Toh, para kecebong politik cenderung ikut ke mana saja kerumunan mereka akan membawanya.
Menjaga Daya Nalar
Politik kecebong tentu tak sehat dalam praktik berdemokrasi. Hanyut dalam kerumunan hanya akan memperlemah daya nalar seseorang untuk dapat melihat realitas politik secara jernih, dan mengevaluasi kinerja para politisi dan institutsi politik (misal partai, pemerintah, dan DPR) secara rasional. Kecebong-kecebong politik yang hanyut oleh kerumunan akan dengan mudah mengabaikan kemaslahatan bersama (common goods), demi kepuasan subyektif dan absurd atas dominasi kelompoknya sendiri.
Demokrasi, kata Christopher H. Achen (Princeton University) dan Larry M. Bartels (Vanderbilt University), semestinya bekerja atas dasar keputusan-keputusan rasional setiap warga negara. Di dalam pemilihan umum, publik memilih individu-individu yang dianggap mampu menegosiasikan kepentingan-kepentingannya di pemerintah dan DPR. Atau di waktu lain, publik bahkan dapat ikut ambil bagian langsung dalam pengambilan keputusan sebuah kebijakan melalui referendum.
Tentu demokrasi yang ideal semacam itu sulit untuk terwujud dan nyaris mustahil mengharapkan setiap orang sepenuhnya bebas dari pengaruh-pengaruh identitas kelompok atau kerumunan. Sudah menjadi fitrah evolusioner bahwa manusia cenderung hidup di dalam kelompok-kelompok, membentuk identitas bersama, dan kemudian mempertahankannya (Tajfel, 1976).

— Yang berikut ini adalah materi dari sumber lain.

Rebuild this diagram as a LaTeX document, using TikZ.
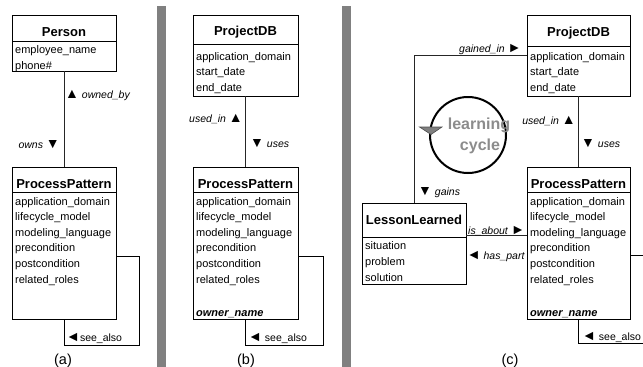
\documentclass[tikz,border=0pt]{standalone}
\usepackage{fontspec}
\setmainfont{Liberation Sans}
\definecolor{barcol}{HTML}{808080}
\definecolor{cyctxt}{HTML}{8C8C8C}
\newcommand\ppattrlines[3]{%
  \foreach \txt [count=\i from 0] in {application\_domain,lifecycle\_model,modeling\_language,precondition,postcondition,related\_roles}
    \node[att] (#1\i) at (#2,{#3+15.6*\i}) {\txt};%
}
\newcommand\trimark[1]{{\fontsize{14}{14}\selectfont #1}}
\begin{document}
\begin{tikzpicture}[x=1pt,y=-1pt,
  frame/.style={draw=black, line width=0.8pt, inner sep=0pt, outer sep=0pt, anchor=north west},
  ttl/.style={font=\fontsize{13}{15}\selectfont\bfseries, anchor=base, inner sep=0pt},
  att/.style={font=\fontsize{11}{13}\selectfont, anchor=base west, inner sep=0pt},
  own/.style={font=\fontsize{11}{13}\selectfont\bfseries\itshape, anchor=base west, inner sep=0pt},
  rel/.style={font=\fontsize{10.5}{12}\selectfont, inner sep=0pt},
  conn/.style={draw=black!85, line width=0.8pt},
  selfln/.style={draw=black, line width=0.8pt},
  sublbl/.style={font=\fontsize{14.5}{16}\selectfont, anchor=base, inner sep=0pt}
]
\useasboundingbox (0,0) rectangle (643,367);
% separator bars
\fill[barcol] (157,6) rectangle (166,367);
\fill[barcol] (342,6) rectangle (351,367);

% ---------- (a) ----------
\node[frame, minimum width=104pt, minimum height=26pt] (personT) at (12,15) {};
\node[frame, minimum width=104pt, minimum height=30pt] (personA) at (personT.south west) {};
\node[ttl] (personN) at (64,36) {Person};
\node[att] (personA1) at (15,53) {employee\_name};
\node[att] (personA2) at (15,69) {phone\#};

\node[frame, minimum width=104pt, minimum height=25pt] (ppaT) at (12,167) {};
\node[frame, minimum width=104pt, minimum height=127pt] (ppaA) at (ppaT.south west) {};
\node[ttl] (ppaN) at (64,188) {ProcessPattern};
\ppattrlines{ppa}{15}{205}

\draw[conn] (personA.south) -- (ppaT.north);
\node[rel, anchor=base west] (lblOwnedBy) at (65,98.5) {\trimark{▲} \textit{owned\_by}};
\node[rel, anchor=base east] (lblOwns) at (60,148) {\textit{owns} \trimark{▼}};

\coordinate (la1) at (139,256);
\coordinate (la2) at (139,345);
\draw[selfln] (ppaA.east |- la1) -- (la1) -- (la2) -| (ppaA.south);
\node[rel, anchor=base west] (lblSeeA) at (66,341.5) {\trimark{◄}see\_also};
\node[sublbl] (subA) at (63,364) {(a)};

% ---------- (b) ----------
\node[frame, minimum width=105pt, minimum height=29pt] (pdbbT) at (193,15) {};
\node[frame, minimum width=105pt, minimum height=52pt] (pdbbA) at (pdbbT.south west) {};
\node[ttl] (pdbbN) at (245.5,35) {ProjectDB};
\node[att] (pdbb1) at (196,60) {application\_domain};
\node[att] (pdbb2) at (196,75.5) {start\_date};
\node[att] (pdbb3) at (196,91) {end\_date};

\node[frame, minimum width=105pt, minimum height=25pt] (ppbT) at (193,167) {};
\node[frame, minimum width=105pt, minimum height=127pt] (ppbA) at (ppbT.south west) {};
\node[ttl] (ppbN) at (245.5,188) {ProcessPattern};
\ppattrlines{ppb}{196}{205}
\node[own] (ppbO) at (196,316.5) {owner\_name};

\draw[conn] (pdbbA.south) -- (ppbT.north);
\node[rel, anchor=base east] (lblUsedInB) at (243,122.5) {\textit{used\_in} \trimark{▲}};
\node[rel, anchor=base west] (lblUsesB) at (250,147.5) {\trimark{▼} \textit{uses}};

\coordinate (lb1) at (323,256);
\coordinate (lb2) at (323,345);
\draw[selfln] (ppbA.east |- lb1) -- (lb1) -- (lb2) -| (ppbA.south);
\node[rel, anchor=base west] (lblSeeB) at (248,341.5) {\trimark{◄} see\_also};
\node[sublbl] (subB) at (246,364) {(b)};

% ---------- (c) ----------
\node[frame, minimum width=103pt, minimum height=31pt] (pdbcT) at (527,15) {};
\node[frame, minimum width=103pt, minimum height=50pt] (pdbcA) at (pdbcT.south west) {};
\node[ttl] (pdbcN) at (578.5,36) {ProjectDB};
\node[att] (pdbc1) at (530,60) {application\_domain};
\node[att] (pdbc2) at (530,75.5) {start\_date};
\node[att] (pdbc3) at (530,91) {end\_date};

\node[frame, minimum width=103pt, minimum height=25pt] (ppcT) at (527,167) {};
\node[frame, minimum width=103pt, minimum height=127pt] (ppcA) at (ppcT.south west) {};
\node[ttl] (ppcN) at (578.5,188) {ProcessPattern};
\ppattrlines{ppc}{530}{205}
\node[own] (ppcO) at (530,316.5) {owner\_name};

\node[frame, minimum width=104pt, minimum height=34pt] (llT) at (362,203) {};
\node[frame, minimum width=104pt, minimum height=47pt] (llA) at (llT.south west) {};
\node[ttl] (llN) at (414,224) {LessonLearned};
\node[att] (ll1) at (365,249) {situation};
\node[att] (ll2) at (365,265) {problem};
\node[att] (ll3) at (365,281) {solution};

\draw[conn] (pdbcA.south) -- (ppcT.north);
\node[rel, anchor=base east] (lblUsedInC) at (576,124.5) {\textit{used\_in} \trimark{▲}};
\node[rel, anchor=base west] (lblUsesC) at (581,147.5) {\trimark{▼} \textit{uses}};

\coordinate (gk) at (414,55);
\draw[conn] (pdbcA.west |- gk) -| (llT.north);
\node[rel, anchor=base west] (lblGainedIn) at (459,52) {\textit{gained\_in} \trimark{►}};
\node[rel, anchor=base west] (lblGains) at (418,195.5) {\trimark{▼} \textit{gains}};

\coordinate (ia) at (0,235.5);
\draw[conn] (llT.east |- ia) -- (ppcA.west |- ia);
\node[rel, anchor=base west] (lblIsAbout) at (468,234) {\textit{is\_about} \trimark{►}};
\node[rel, anchor=base east] (lblHasPart) at (525,259) {\trimark{◄} \textit{has\_part}};

\coordinate (lc1) at (643,255);
\coordinate (lc2) at (643,343);
\draw[selfln] (ppcA.east |- lc1) -- (lc1);
\draw[selfln] (lc2) -| (ppcA.south);
\node[rel, anchor=base west] (lblSeeC) at (582,340) {\trimark{◄} see\_also};
\node[sublbl] (subC) at (510,364) {(c)};

% learning cycle
\node[circle, draw=black, line width=2pt, minimum size=76pt, inner sep=0pt] (cyc) at (468,135) {};
\fill[barcol, draw=black!70, line width=0.6pt] (419.5,127) -- (442,127) -- (431,134.5) -- cycle;
\node[font=\fontsize{16}{18}\selectfont\bfseries, text=cyctxt, anchor=base, inner sep=0pt] (cycT1) at (479,129) {learning};
\node[font=\fontsize{16}{18}\selectfont\bfseries, text=cyctxt, anchor=base, inner sep=0pt] (cycT2) at (480,150.5) {cycle};
\end{tikzpicture}
\end{document}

Namun, bukan berarti hal itu menjustifikasi politik kerumunan ala kecebong sebagai sesuatu yang lumrah. Terlepas dari identitas kelompok yang kita miliki, sebagai manusia kita telah diberkahi dengan daya nalar agar mampu berfikir secara kritis, memilah mana politik yang akan membawa kebaikan bersama, dan mana politik yang hanya akan menciptakan chaos.
Dengan menjaga daya nalar itu, kita semestinya mengerti bila sentimen identitas sosial sudah mulai dieksploitasi demi kepentingan segelintir orang. Dan itulah saat di mana kita harus berani mengambil sikap politik yang berbeda.